Agricultural Futures Prices and Long Memory Processes

by

Anning Wei
Economist
Rabobank International

And

Raymond M. Leuthold
T.A. Hieronymus Professor
Department of Agricultural and Consumer Economics
University of Illinois at Urbana-Champaign


Abstract

Price series that are 21.5 years long for six agricultural futures markets, corn, soybeans, wheat, hogs, coffee, and sugar, exhibit time-varying volatility, carry long-range dependence, and portray excessive skewness and kurtosis, though they are covariance stationary. This suggests that the series contain nonlinear dynamics. ARCH and long memory are the two stochastic nonlinear models that are able to produce these symptoms. Though standard ARCH tests suggest that all series might contain ARCH effects, further diagnostics show that the series cannot be ARCH processes. The martingale difference null cannot be rejected by the ARCH model.

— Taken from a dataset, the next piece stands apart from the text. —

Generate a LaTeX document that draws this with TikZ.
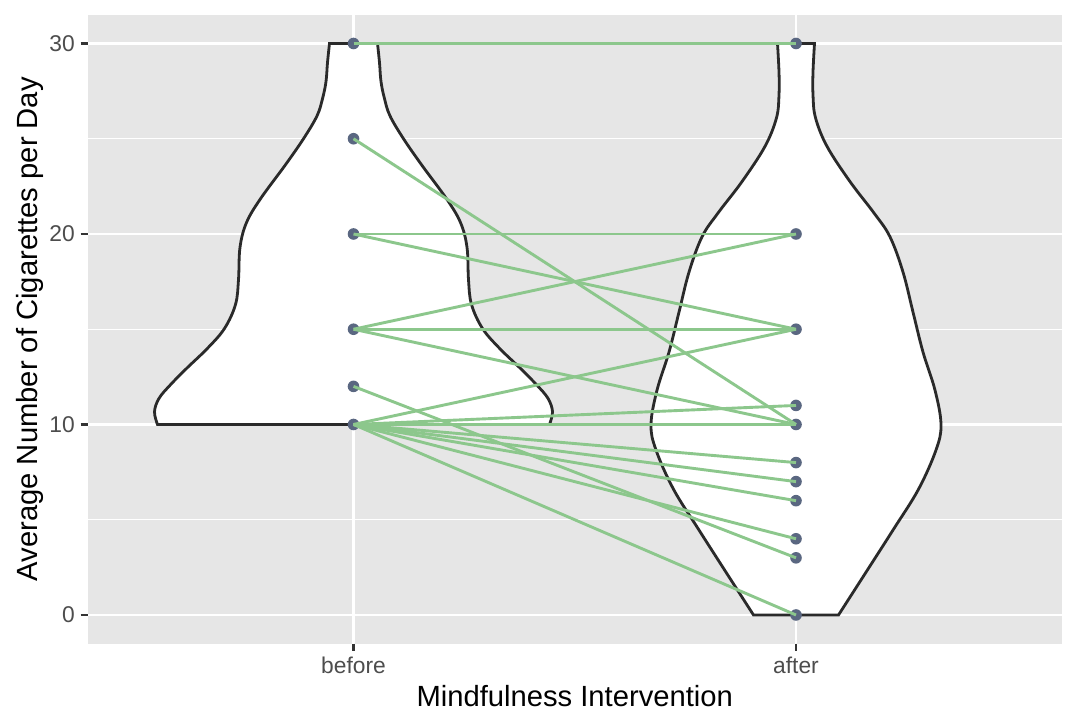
\documentclass[tikz,border=0pt]{standalone}
\usepackage{fontspec}
\setmainfont{Liberation Sans}
\definecolor{panelbg}{HTML}{E6E6E6}
\definecolor{ticktext}{HTML}{4D4D4D}
\definecolor{tickcol}{HTML}{333333}
\definecolor{violinline}{HTML}{2A2A2A}
\definecolor{ptcol}{HTML}{5A6781}
\definecolor{linecol}{HTML}{8CC78C}
\begin{document}
\begin{tikzpicture}[x=1pt,y=19.05pt,
  majorgrid/.style={white, line width=2.7pt},
  minorgrid/.style={white, line width=1.35pt},
  violinshape/.style={fill=white, draw=violinline, line width=2.8pt, line join=miter},
  pairline/.style={linecol, line width=2.9pt},
  datapt/.style={fill=ptcol},
  tickmark/.style={tickcol, line width=2.7pt},
  ticklabel/.style={text=ticktext, inner sep=0pt, font=\fontsize{22.8}{27}\selectfont},
  axtitle/.style={text=black, inner sep=0pt, font=\fontsize{29.2}{34}\selectfont}]

\useasboundingbox (0,-5.932) rectangle (1076,32.283);
\fill[white] (0,-5.932) rectangle (1076,32.283);

% panel
\fill[panelbg] (88,-1.5) rectangle (1061.5,31.5);
\foreach \v in {5,15,25} \draw[minorgrid] (88,\v) -- (1061.5,\v);
\foreach \v in {0,10,20,30} \draw[majorgrid] (88,\v) -- (1061.5,\v);
\draw[majorgrid] (353.5,-1.5) -- (353.5,31.5);
\draw[majorgrid] (796,-1.5) -- (796,31.5);

% violin: before
\draw[violinshape]
  plot[smooth, tension=0.6] coordinates {(377.5,30) (379.5,29.0) (381,28.0) (384.5,27.1) (390,26.2) (403.5,25.0) (422,23.6) (446.5,21.85) (460.5,20.6) (467,19.3) (468.5,17.6) (471.5,16.3) (482.5,15.04) (499.5,14.0) (520.5,12.94) (537,12.06) (548,11.37) (552.5,10.67) (549.5,10.0)}
  -- plot[smooth, tension=0.6] coordinates {(157.5,10) (154.5,10.67) (159,11.37) (170,12.06) (186.5,12.94) (207.5,14.0) (224.5,15.04) (235.5,16.3) (238.5,17.6) (240,19.3) (246.5,20.6) (260.5,21.85) (285,23.6) (303.5,25) (317,26.2) (322.5,27.1) (326,28.0) (327.5,29.0) (329.5,30)}
  -- cycle;

% violin: after
\draw[violinshape]
  plot[smooth, tension=0.6] coordinates {(814.5,30) (813,28.5) (813,27.3) (815.5,26.1) (827,24.6) (850,22.75) (874,21.1) (890,19.85) (903,18.0) (913,15.9) (923,13.8) (935,11.8) (941,10.0) (936,8.66) (918.5,6.6) (893.5,4.5) (868.5,2.45) (838.5,0)}
  -- plot[smooth, tension=0.6] coordinates {(753.5,0) (723.5,2.45) (698.5,4.5) (673.5,6.6) (656,8.66) (651,10) (657,11.8) (669,13.8) (679,15.9) (689,18.0) (702,19.85) (718,21.1) (742,22.75) (765,24.6) (776.5,26.1) (779,27.3) (779,28.5) (777.5,30)}
  -- cycle;

% data points
\foreach \v in {30,25,20,15,12,10} \coordinate (b\v) at (353.5,\v);
\foreach \v in {30,20,15,11,10,8,7,6,4,3,0} \coordinate (a\v) at (796,\v);
\foreach \v in {30,25,20,15,12,10} \fill[datapt] (b\v) circle (5.8pt);
\foreach \v in {30,20,15,11,10,8,7,6,4,3,0} \fill[datapt] (a\v) circle (5.8pt);

% paired lines
\foreach \s/\t in {30/30,25/10,20/20,20/15,15/20,15/15,15/10,12/3,10/15,10/11,10/10,10/8,10/7,10/6,10/4,10/0}
  \draw[pairline] (b\s) -- (a\t);

% axes ticks and labels
\foreach \v in {0,10,20,30} {
  \draw[tickmark] (80.7,\v) -- (88,\v);
  \node[ticklabel, anchor=east] (ytick\v) at (75,\v) {\v};
}
\draw[tickmark] (353.5,-1.5) -- (353.5,-1.883);
\draw[tickmark] (796,-1.5) -- (796,-1.883);
\node[ticklabel, anchor=base] (xbefore) at (353.5,-3.045) {before};
\node[ticklabel, anchor=base] (xafter) at (796,-3.045) {after};

\node[axtitle, anchor=base] (xtitle) at (574.75,-4.829) {Mindfulness Intervention};
\node[axtitle, anchor=base, rotate=90] (ytitle) at (37.5,15) {Average Number of Cigarettes per Day};
\end{tikzpicture}
\end{document}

Three long memory techniques, the classical R/S analysis, the modified R/S analysis, and the AFIMA model, are applied to test the martingale difference null against the long memory alternative. The nonparametric method, the classical R/S analysis, suggests there might be long memory structures in the series. However, two other more robust tests, the modified R/S analysis and the AFIMA model, confirm the case of sugar, but reject this proposition for the other five markets.